L1= main.o cluster.o more_mpi.o acm_dev.o

PGFOR=pgfortran
PF90= mpif90

LINK1=  /opt/pgi/linux86-64/11.5/lib/libcudafor.a

#Change to -Mmpi2 for MPICH2
#MPI=-Mmpi
#add cuf
#CUDA=-ta=nvidia -Mcuda
CUDA=
#lib
CULALIB=-L${CULA_LIB_PATH_64} -lcula -lcula_pgfortran -llapack -lblas
#include
CULAINC= -I${CULA_INC_PATH}
#free format
PGFLAGS = -Mfree -O3
#MPICH include
MPICHINCLUDES=-I/opt/pgi/linux86-64/10.6/mpi/mpich/include/
#MPICH lib
MPICHLIBPATH64=-L/opt/pgi/linux86-64/10.6/mpi/mpich/lib/

mpi_cudafor: $(L1)
	$(PF90) $(PGFLAGS) $(L1) $(CULAINC) $(CULALIB)  $(LINK1) -o mpi_cudafor

.f.o:
	$(PF90) $(PGFLAGS) -c $(CULAINC) $(CULALIB) $<

.cuf.o:
	$(PGFOR) $(PGFLAGS) $(CUDA) $(CULAINC) $(CULALIB) -c $<	



main.o: main.f cluster.o more_mpi.o

cluster.o: cluster.cuf more_mpi.o

more_mpi.o: more_mpi.f 

acm_dev.o: acm_dev.cuf

clean:
	rm -f *.o *.mod mpi_cudafor
del:
	rm -f *edu

which mpif90 pgf90 pgfortran

/opt/lib/openmpi/1.4.2/pgi/10.6/bin/mpif90
/opt/pgi/linux86-64/10.6/bin/pgf90
/opt/pgi/linux86-64/10.6/bin/pgfortran

run the job:

mpiexec -np 4 ./mpi_cudafor

Hi bsb3166,

The 10.6 release was the first CUDA Fortran version to allow module device variables. In this first implementation, the device context would be created at the start of the program and made it impossible to change the device (and is the cause of your errors).

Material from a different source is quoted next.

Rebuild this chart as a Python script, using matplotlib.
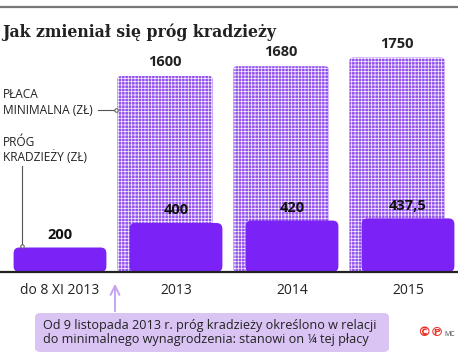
import numpy as np
import matplotlib.pyplot as plt
from matplotlib.patches import FancyBboxPatch

plt.rcParams['font.family'] = ['Open Sans', 'DejaVu Sans']
plt.rcParams['hatch.linewidth'] = 0.55

# data
categories = ["do 8 XI 2013", "2013", "2014", "2015"]
prog = [200, 400, 420, 437.5]            # próg kradzieży (zł)
prog_labels = ["200", "400", "420", "437,5"]
placa = [1600, 1680, 1750]              # płaca minimalna (zł), 2013-2015
placa_labels = ["1600", "1680", "1750"]

W, H = 458, 358
PX_X = 116.0      # pixels per category
PX_Y = 0.1225     # pixels per zł


def fpos(x, y):
    # pixel (from top-left) -> figure fraction
    return x / W, 1 - y / H


def rounded(ax, bars, r, **kw):
    asp = PX_X / PX_Y
    for p in bars:
        x, y = p.get_xy()
        box = FancyBboxPatch((x, y), p.get_width(), p.get_height(),
                             boxstyle=f"round,pad=0,rounding_size={r}",
                             mutation_aspect=asp, **kw)
        ax.add_patch(box)
        p.remove()


fig = plt.figure(figsize=(W / 100, H / 100), dpi=100)
base = 272
ax = fig.add_axes([0, 1 - base / H, 1, (base - 40) / H])
ax.set_xlim(-60 / PX_X, (W - 60) / PX_X)
ax.set_ylim(0, (base - 40) / PX_Y)
ax.axis("off")

x = np.arange(len(categories))

# tall dotted bars - minimum wage
tall = ax.bar(x[1:] - 0.095, placa, width=0.82)
rounded(ax, tall, 0.03, facecolor="#9350f0", edgecolor="#f3ecfd",
        linewidth=0, hatch="+++++", zorder=1)
for xi, v, s in zip(x[1:] - 0.095, placa, placa_labels):
    ax.annotate(s, (xi, v), xytext=(0, 5), textcoords="offset points",
                ha="center", va="bottom", fontsize=10.5, fontweight="bold",
                color="#222222")

# solid bars - theft threshold
small = ax.bar(x, prog, width=0.80)
rounded(ax, small, 0.05, facecolor="#7b22f7", edgecolor="none", zorder=2)
for xi, v, s in zip(x, prog, prog_labels):
    ax.annotate(s, (xi, v), xytext=(0, 4), textcoords="offset points",
                ha="center", va="bottom", fontsize=10.5, fontweight="bold",
                color="#111111", zorder=3)

ax.axhline(0, color="#222222", lw=1.6, zorder=4, clip_on=False)

for xi, c in zip(x, categories):
    fig.text(*fpos(60 + PX_X * xi, 291), c, ha="center", va="center",
             fontsize=10, color="#222222")

# title + top rule
fig.add_artist(plt.Line2D([0, 457 / W], [1 - 7 / H] * 2, color="#777777", lw=1.6))
fig.text(*fpos(2, 32), "Jak zmieniał się próg kradzieży", ha="left", va="center",
         fontsize=11.3, fontweight="bold", family="DejaVu Serif", color="#222222")

# legend-like labels on the left
lab = dict(ha="left", va="center", fontsize=8.6, color="#222222")
fig.text(*fpos(3, 95), "PŁACA", **lab)
fig.text(*fpos(3, 110), "MINIMALNA (ZŁ)", **lab)
fig.add_artist(plt.Line2D([98 / W, 116 / W], [1 - 110 / H] * 2, color="#555555", lw=0.8,
                          marker="o", markevery=[1], markersize=2.5,
                          markerfacecolor="white", markeredgewidth=0.7))
fig.text(*fpos(3, 143), "PRÓG", **lab)
fig.text(*fpos(3, 157), "KRADZIEŻY (ZŁ)", **lab)
fig.add_artist(plt.Line2D([22 / W] * 2, [1 - 166 / H, 1 - 246 / H], color="#555555", lw=0.8,
                          marker="o", markevery=[1], markersize=2.5,
                          markerfacecolor="white", markeredgewidth=0.7, zorder=5))

# note box with arrow
note = FancyBboxPatch(fpos(35, 352), (389 - 35) / W, (352 - 313) / H,
                      boxstyle="round,pad=0,rounding_size=0.012",
                      transform=fig.transFigure, facecolor="#d9c4f4",
                      edgecolor="none")
fig.add_artist(note)
ax.annotate("", xy=fpos(115, 281), xytext=fpos(115, 314),
            xycoords="figure fraction", textcoords="figure fraction",
            arrowprops=dict(arrowstyle="->", color="#c4a4f0", lw=1.4,
                            mutation_scale=16))
fig.text(*fpos(43, 333), "Od 9 listopada 2013 r. próg kradzieży określono w relacji\n"
         "do minimalnego wynagrodzenia: stanowi on ¼ tej płacy",
         ha="left", va="center", fontsize=9.1, color="#222222", linespacing=1.1)

fig.text(*fpos(430, 333), "©℗", ha="center", va="center", fontsize=9.5,
         color="#e8342a", family="DejaVu Sans", fontweight="bold")
fig.text(*fpos(450, 334), "MC", ha="center", va="center", fontsize=5,
         color="#444444")

fig.savefig("out.png", dpi=100)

In the second implementation released in 10.8, the device context creation is delayed until first use.

Please try using 10.8 or later. If possible, I’d recommend you use the latest version, 11.7, since we’ve added a lot of enhancements in the last year.

Best Regards,
Mat

Thank you so much. I’ll try 11.5.